The team searched through cow pastures, forests and down remote country roads in search of these rare trees. With the apple tree owners’ permission, they collected apples in a primitive yet surprisingly effective and ultimately efficient way. They simply using a standard pole to shake the fruit off branches and into a tarp.
Their quest extends beyond just Shacksbury Cider, though, and on a larger scale, is called “The Lost Apples Project.”
Kickstarter, the world’s largest online crowd-funding platform, helped finance the trio’s adventure.
After their fruitful search, they’ve successfully brewed cider and hope to put their first batches on the market this week.

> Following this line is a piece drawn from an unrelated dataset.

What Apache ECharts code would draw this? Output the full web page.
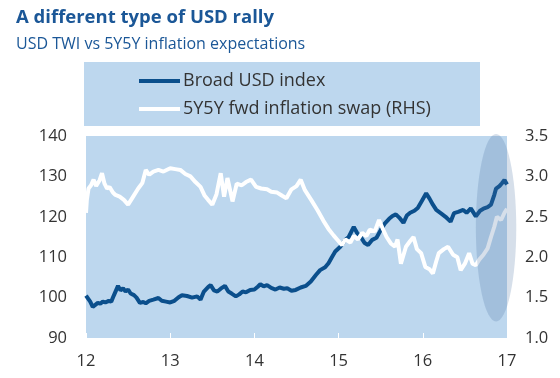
<!DOCTYPE html>
<html>
<head>
<meta charset="utf-8">
<script src="https://cdn.jsdelivr.net/npm/echarts@6/dist/echarts.min.js"></script>
<style>
html,body{margin:0;padding:0;background:#fff;}
#c{width:560px;height:378px;}
</style>
</head>
<body>
<div id="c"></div>
<script>
// ---- data (decimal years, e.g. 12.5 = mid-2012) ----
var usdYears = [12.00,12.02,12.05,12.08,12.11,12.14,12.17,12.20,12.23,12.27,12.30,12.33,12.38,12.41,12.44,12.47,12.50,12.53,12.57,12.60,12.64,12.68,12.71,12.75,12.80,12.86,12.90,12.95,13.00,13.05,13.10,13.14,13.20,13.26,13.32,13.36,13.40,13.45,13.48,13.52,13.56,13.60,13.65,13.69,13.73,13.78,13.82,13.86,13.90,13.95,14.00,14.04,14.07,14.11,14.15,14.20,14.25,14.30,14.35,14.39,14.44,14.49,14.55,14.61,14.67,14.73,14.78,14.84,14.88,14.92,14.96,15.02,15.08,15.12,15.18,15.22,15.27,15.31,15.35,15.40,15.45,15.50,15.55,15.60,15.64,15.68,15.72,15.77,15.81,15.85,15.90,15.94,15.99,16.04,16.08,16.12,16.16,16.22,16.27,16.33,16.37,16.42,16.48,16.52,16.57,16.63,16.68,16.72,16.77,16.81,16.85,16.87,16.91,16.94,16.97,17.00];
var usdIndex = [100.5,100.8,99.0,97.7,98.2,98.7,98.5,99.0,98.8,99.2,99.0,100.5,102.9,101.8,102.3,101.5,102.0,101.0,100.6,100.0,98.7,98.9,98.6,99.2,99.5,99.9,99.2,99.0,98.8,99.2,100.1,100.6,100.4,100.0,100.3,99.5,101.5,102.6,103.1,101.8,101.5,102.2,102.9,101.5,101.0,100.3,100.8,101.5,101.3,101.9,102.0,102.7,103.3,102.8,103.1,102.4,102.0,102.5,102.2,102.3,101.7,101.9,102.5,102.9,104.0,105.6,106.8,107.5,108.5,110.0,111.4,112.6,114.3,115.0,117.5,116.0,114.8,113.5,113.0,114.3,114.8,116.7,118.4,119.5,120.2,120.6,119.8,118.5,120.3,121.0,121.5,122.2,124.0,125.8,124.5,123.0,121.7,120.8,120.0,118.8,120.9,121.2,121.7,121.0,122.1,120.1,121.5,122.0,122.4,123.0,125.5,127.0,127.6,128.3,129.1,128.0];

var swapYears = [12.00,12.01,12.03,12.06,12.09,12.12,12.16,12.19,12.22,12.25,12.28,12.32,12.35,12.40,12.45,12.50,12.56,12.62,12.67,12.71,12.75,12.80,12.86,12.92,13.00,13.06,13.12,13.18,13.24,13.30,13.36,13.41,13.45,13.50,13.55,13.60,13.64,13.68,13.74,13.79,13.85,13.90,13.96,14.02,14.08,14.15,14.20,14.27,14.33,14.38,14.44,14.50,14.55,14.60,14.68,14.75,14.82,14.88,14.94,14.99,15.04,15.08,15.14,15.18,15.23,15.28,15.33,15.37,15.43,15.48,15.53,15.57,15.62,15.67,15.70,15.74,15.80,15.85,15.89,15.93,15.98,16.03,16.08,16.12,16.16,16.19,16.25,16.30,16.36,16.41,16.45,16.50,16.55,16.59,16.63,16.67,16.72,16.77,16.81,16.85,16.88,16.93,16.97,17.00];
var swap5y5y = [2.55,2.71,2.85,2.89,2.96,2.88,2.95,3.04,2.91,2.85,2.87,2.80,2.77,2.75,2.71,2.65,2.75,2.85,2.92,3.08,3.02,3.06,3.08,3.06,3.10,3.09,3.08,3.03,3.00,2.93,2.87,2.76,2.71,2.65,2.78,3.04,2.75,2.98,2.69,2.91,2.89,2.93,2.96,2.87,2.85,2.84,2.81,2.80,2.76,2.73,2.84,2.88,2.96,2.83,2.70,2.58,2.45,2.35,2.27,2.21,2.15,2.22,2.18,2.26,2.22,2.30,2.26,2.34,2.32,2.46,2.34,2.25,2.17,2.13,2.22,1.92,2.13,2.20,2.25,2.10,2.05,1.88,1.85,1.80,1.95,2.05,2.10,2.13,2.03,2.00,1.84,1.92,2.05,1.92,1.90,1.97,2.03,2.11,2.25,2.38,2.50,2.46,2.55,2.60];

var xTicks = ['12','13','14','15','16','17'];
var leftTicks = [90,100,110,120,130,140];
var rightTicks = ['1.0','1.5','2.0','2.5','3.0','3.5'];
var seriesNames = ['Broad USD index','5Y5Y fwd inflation swap (RHS)'];
var titleText = 'A different type of USD rally';
var subtitleText = 'USD TWI vs 5Y5Y inflation expectations';

function pairs(xs, ys){ return xs.map(function(x,i){ return [x, ys[i]]; }); }

var FONT = '"Open Sans", "Noto Sans", sans-serif';
var chart = echarts.init(document.getElementById('c'), null, {renderer:'canvas'});

var option = {
  animation:false,
  backgroundColor:'#ffffff',
  title:[
    {text:titleText, left:11, top:3, textStyle:{fontFamily:FONT, fontSize:18.5, fontWeight:'bold', color:'#1b5797'}},
    {text:subtitleText, left:11, top:31, textStyle:{fontFamily:FONT, fontSize:16, fontWeight:'normal', color:'#1b5797'}}
  ],
  legend:{
    orient:'vertical', left:134, top:67, itemGap:10, itemWidth:41, itemHeight:4,
    icon:'rect',
    textStyle:{fontFamily:FONT, fontSize:18, color:'#333333', padding:[0,0,0,-2]},
    data:[
      {name:seriesNames[0], itemStyle:{color:'#0b4f8c'}},
      {name:seriesNames[1], itemStyle:{color:'#ffffff'}}
    ]
  },
  grid:{left:86, right:53, top:136, bottom:40, show:true, backgroundColor:'#bdd7ee', borderWidth:0},
  xAxis:{
    type:'value', min:12, max:17, interval:1,
    axisLine:{show:false},
    axisTick:{show:true, inside:true, length:5, lineStyle:{color:'#ffffff', width:1}},
    splitLine:{show:false},
    axisLabel:{margin:15, fontFamily:FONT, fontSize:16.5, color:'#333333',
      formatter:function(v){ return xTicks[Math.round(v-12)]; }}
  },
  yAxis:[
    {type:'value', min:90, max:140, interval:10, position:'left',
     axisLine:{show:false}, axisTick:{show:false}, splitLine:{show:false},
     axisLabel:{margin:19, fontFamily:FONT, fontSize:16.5, color:'#333333',
       formatter:function(v){ return String(leftTicks[Math.round((v-90)/10)]); }}},
    {type:'value', min:1.0, max:3.5, interval:0.5, position:'right',
     axisLine:{show:false}, axisTick:{show:false}, splitLine:{show:false},
     axisLabel:{margin:18, fontFamily:FONT, fontSize:16.5, color:'#333333',
       formatter:function(v){ return rightTicks[Math.round((v-1)/0.5)]; }}}
  ],
  series:[
    {name:seriesNames[0], type:'line', yAxisIndex:0, data:pairs(usdYears, usdIndex),
     showSymbol:false, symbol:'none', lineStyle:{color:'#0b4f8c', width:4}, itemStyle:{color:'#0b4f8c'}, z:2},
    {name:seriesNames[1], type:'line', yAxisIndex:1, data:pairs(swapYears, swap5y5y),
     showSymbol:false, symbol:'none', lineStyle:{color:'#ffffff', width:4}, itemStyle:{color:'#ffffff'}, z:3}
  ]
};
chart.setOption(option);

// legend box and highlight ellipse around the latest move
var c = chart.convertToPixel({xAxisIndex:0, yAxisIndex:0}, [16.87, 117.3]);
var edge = chart.convertToPixel({xAxisIndex:0, yAxisIndex:0}, [17.11, 140.5]);
var rx = edge[0]-c[0], ry = c[1]-edge[1];
chart.setOption({graphic:[
  {type:'rect', left:84, top:62, shape:{width:396, height:64}, style:{fill:'#bdd7ee'}, z:0},
  {type:'circle', x:c[0], y:c[1], scaleX:rx/ry, shape:{cx:0, cy:0, r:ry},
   style:{fill:'rgba(70,110,160,0.22)'}, z:10}
]});
</script>
</body>
</html>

They distinguish their product from other mass-produced hard ciders by their brewing method which they claim preserves the natural tastes of the apples.
“It is pretty much a very different product,” said Dolginow. “That juice has already been cooked up and stabilize. What you’re doing is taking a lot of the amazing characteristics that make really good cider out of the juice.”
Shacksbury Cider possesses a much more complex, more rich taste than the “sweet pixy stick flavor” of today’s hard ciders, according to the Shacksbury Cider team.
They compare their product to wine because of the sophistication of the art form inherent in its crafting and creation.
One key question remains unanswered. If these cider apples were lost and cider-making changed so drastically from the time of the first settlers to our current drink, how did these men learn a lost art? Europeans taught them. Producers in Spain, France and England educated them about traditional ciders and how to brew them.
Their process and learning lent itself to a simple philosophy that backs their entire endeavor and acts as a guiding principle for Shacksbury Cider.
“You can’t fake the fruits,” said Dolginow.
According to him, that marks another essential difference between their production and other’s.
“To start with the fruit that [other commercial cider makers] are using isn’t the right fruit,” said Dolginow. “The end products you sit down with, you wouldn’t consider the same product.”
The team wants to make Vermont the Borolo of hard ciders. The northern Italian town produces excellent wine but is less glamorous than other wine-producing regions like the Napa valley, which renders the comparison appropriate, according to Lee.
However, a few impediments stand in the way of them reaching national markets and fulfilling their goal.
First, Shacksbury Cider lacks a consistent source of apples. Until now, they’ve relied solely on apples they’ve gathered from other people’s property.
In attempts to combat this limitation, Shacksbury cider hopes to work with local growers to plant 500 cider apple trees. For the property owners, this might be a risk, as the trees take 5 years to fully mature and do not promise any successful results.
Shacksbury Cider also lacks their own press and must share one with other local apple growers. Since a tree costs only 20 dollars, the Lost Tree Project has asked for donations in a three minute film online.
To what end, Lee asks himself towards the video’s end. “To revive [a] tradition, to find the perfect apples, and make the perfect cider.”